With spring melts and heavy rains happening throughout Ontario now, the time to adjust from winter driving to spring driving has come. That includes being mindful of floods. Driving through deep water, even if you think your car can make it, is best avoided because of the potential for damage to your vehicle. We’ll explain why and how in this blog post.

How Water Can Affect Your Engine

Engines aren’t designed to flush out water; they’re designed to combust gas to create motion. If water gets into your engine, it has nowhere to go. To add to the problem, water doesn’t compress, so when pistons move, water can cause components in your engine to bend or break. You could experience engine failure, and no one wants to pay for that repair.

How Water Can Enter Your Engine

Your car doesn’t need to be submerged halfway underwater before engine damage can occur. Most vehicles have a low air intake for the engine at the front that will allow water inside.
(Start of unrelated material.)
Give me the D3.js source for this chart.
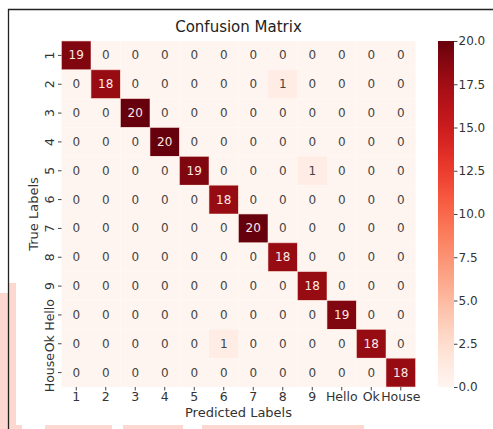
<!DOCTYPE html>
<html><head><meta charset="utf-8">
<script src="https://cdn.jsdelivr.net/npm/d3@7"></script>
<style>body{margin:0;background:#fff;}svg{display:block;font-family:"DejaVu Sans",sans-serif;}</style>
</head><body><svg id="c" width="493" height="429"></svg>
<script>
const labels = ["1","2","3","4","5","6","7","8","9","Hello","Ok","House"];
const matrix = [
 [19,0,0,0,0,0,0,0,0,0,0,0],
 [0,18,0,0,0,0,0,1,0,0,0,0],
 [0,0,20,0,0,0,0,0,0,0,0,0],
 [0,0,0,20,0,0,0,0,0,0,0,0],
 [0,0,0,0,19,0,0,0,1,0,0,0],
 [0,0,0,0,0,18,0,0,0,0,0,0],
 [0,0,0,0,0,0,20,0,0,0,0,0],
 [0,0,0,0,0,0,0,18,0,0,0,0],
 [0,0,0,0,0,0,0,0,18,0,0,0],
 [0,0,0,0,0,0,0,0,0,19,0,0],
 [0,0,0,0,0,1,0,0,0,0,18,0],
 [0,0,0,0,0,0,0,0,0,0,0,18]
];
const cbTicks = [0,2.5,5,7.5,10,12.5,15,17.5,20];

const svg = d3.select("#c");
// watermark-like background patches
const bg = [[0,293,8,136],[8,283,8,146],[16,425,6,4],[45,425,67,4],[123,425,60,4],[202,425,162,4]];
svg.selectAll("rect.bg").data(bg).join("rect").attr("class","bg")
  .attr("x",d=>d[0]).attr("y",d=>d[1]).attr("width",d=>d[2]).attr("height",d=>d[3]).attr("fill","#fcd8d0");
// frame
svg.append("path").attr("d","M8.5,429V9.5H493").attr("fill","none").attr("stroke","#222").attr("stroke-width",1.3);

const L=61.5, R=415.5, T=41, B=387;
const x = d3.scaleBand().domain(labels).range([L,R]);
const y = d3.scaleBand().domain(labels).range([T,B]);
const color = d3.scaleSequential(d3.interpolateReds).domain([0,20]);

const cells = [];
matrix.forEach((row,i)=>row.forEach((v,j)=>cells.push({r:labels[i],c:labels[j],v})));
const g = svg.append("g");
g.selectAll("rect").data(cells).join("rect")
  .attr("x",d=>x(d.c)).attr("y",d=>y(d.r)).attr("width",x.bandwidth()).attr("height",y.bandwidth())
  .attr("fill",d=>color(d.v)).attr("stroke",d=>d.v>=10?"#f4cfc6":"none").attr("stroke-width",0.6);
g.selectAll("text").data(cells).join("text")
  .attr("x",d=>x(d.c)+x.bandwidth()/2).attr("y",d=>y(d.r)+y.bandwidth()/2)
  .attr("text-anchor","middle").attr("dominant-baseline","central")
  .attr("font-size","12px").attr("fill",d=>d.v>=10?"#fbe9e4":"#444").text(d=>d.v);

// axes
const xAxis = svg.append("g").attr("transform",`translate(0,${B})`).call(d3.axisBottom(x).tickSize(3.5).tickPadding(2));
const yAxis = svg.append("g").attr("transform",`translate(${L},0)`).call(d3.axisLeft(y).tickSize(3.5).tickPadding(3));
[xAxis,yAxis].forEach(a=>{a.select(".domain").remove();a.selectAll("line").attr("stroke","#444");
  a.selectAll("text").attr("font-size","12.5px").attr("fill","#333").attr("font-family","DejaVu Sans");});
yAxis.selectAll(".tick text").attr("text-anchor","middle").attr("dy",null).attr("dominant-baseline","central")
  .attr("transform","translate(-12,0) rotate(-90)").attr("x",0);

svg.append("text").attr("x",(L+R)/2).attr("y",412).attr("text-anchor","middle").attr("dominant-baseline","central")
  .attr("font-size","13px").attr("fill","#333").text("Predicted Labels");
svg.append("text").attr("transform",`translate(33,${(T+B)/2}) rotate(-90)`).attr("text-anchor","middle").attr("dominant-baseline","central")
  .attr("font-size","13px").attr("fill","#333").text("True Labels");
svg.append("text").attr("x",(L+R)/2).attr("y",32).attr("text-anchor","middle")
  .attr("font-size","15px").attr("fill","#222").text("Confusion Matrix");

// colorbar
const cbX=438, cbW=16;
const cy = d3.scaleLinear().domain([0,20]).range([B,T]);
const defs = svg.append("defs");
const grad = defs.append("linearGradient").attr("id","cbg").attr("x1",0).attr("y1",1).attr("x2",0).attr("y2",0);
d3.range(0,1.001,0.05).forEach(t=>grad.append("stop").attr("offset",t).attr("stop-color",color(t*20)));
svg.append("rect").attr("x",cbX).attr("y",T).attr("width",cbW).attr("height",B-T).attr("fill","url(#cbg)");
const cbAxis = svg.append("g").attr("transform",`translate(${cbX+cbW},0)`)
  .call(d3.axisRight(cy).tickValues(cbTicks).tickFormat(d3.format(".1f")).tickSize(3.5).tickPadding(1));
cbAxis.select(".domain").remove();
cbAxis.selectAll("line").attr("stroke","#444");
cbAxis.selectAll("text").attr("font-size","12px").attr("fill","#333").attr("font-family","DejaVu Sans");
</script></body></html>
However, a little water in your engine can cause a lot of damage. So even if the water on the road is only a few inches high, passing by several vehicles who are driving fast through the water and splashing and creating waves can send enough water into your engine to cause failure.

How Deep Is Too Deep?

Whereas you might enjoy walking six inches into a lake or river to cool off your feet and ankles, those six inches on a road should cause you to turn around. Twelve inches of flowing water can move your vehicle, and 24 inches of standing water can float your vehicle.

However, it’s not only your car you should be worried about. If you take the risk and drive through deep water, anything that stalls your car puts you and your passengers at risk, too. Then it’s humans against flowing water, and usually water wins.

Assume Water Is Contaminated                  

Like water backing up in your basement, that water flooding the road is not clean drinking water. A flood on city streets can contain dangerous bacteria from sewers and drains. Deep waters on rural roads can be contaminated with agricultural chemicals and animal waste. If you must wade through flooded water, do your best to keep it from entering your body.

Call for Help

Regardless of the situation, even if you gambled, began driving through deep water, and your vehicle has stalled, call for help. Cars and trucks are not boats. Perhaps one day, after self-driving vehicles have received government approval, vehicles that navigate our roads by flying above them will be invented. Until then, though, drive smartly and avoid flooded water if at all possible.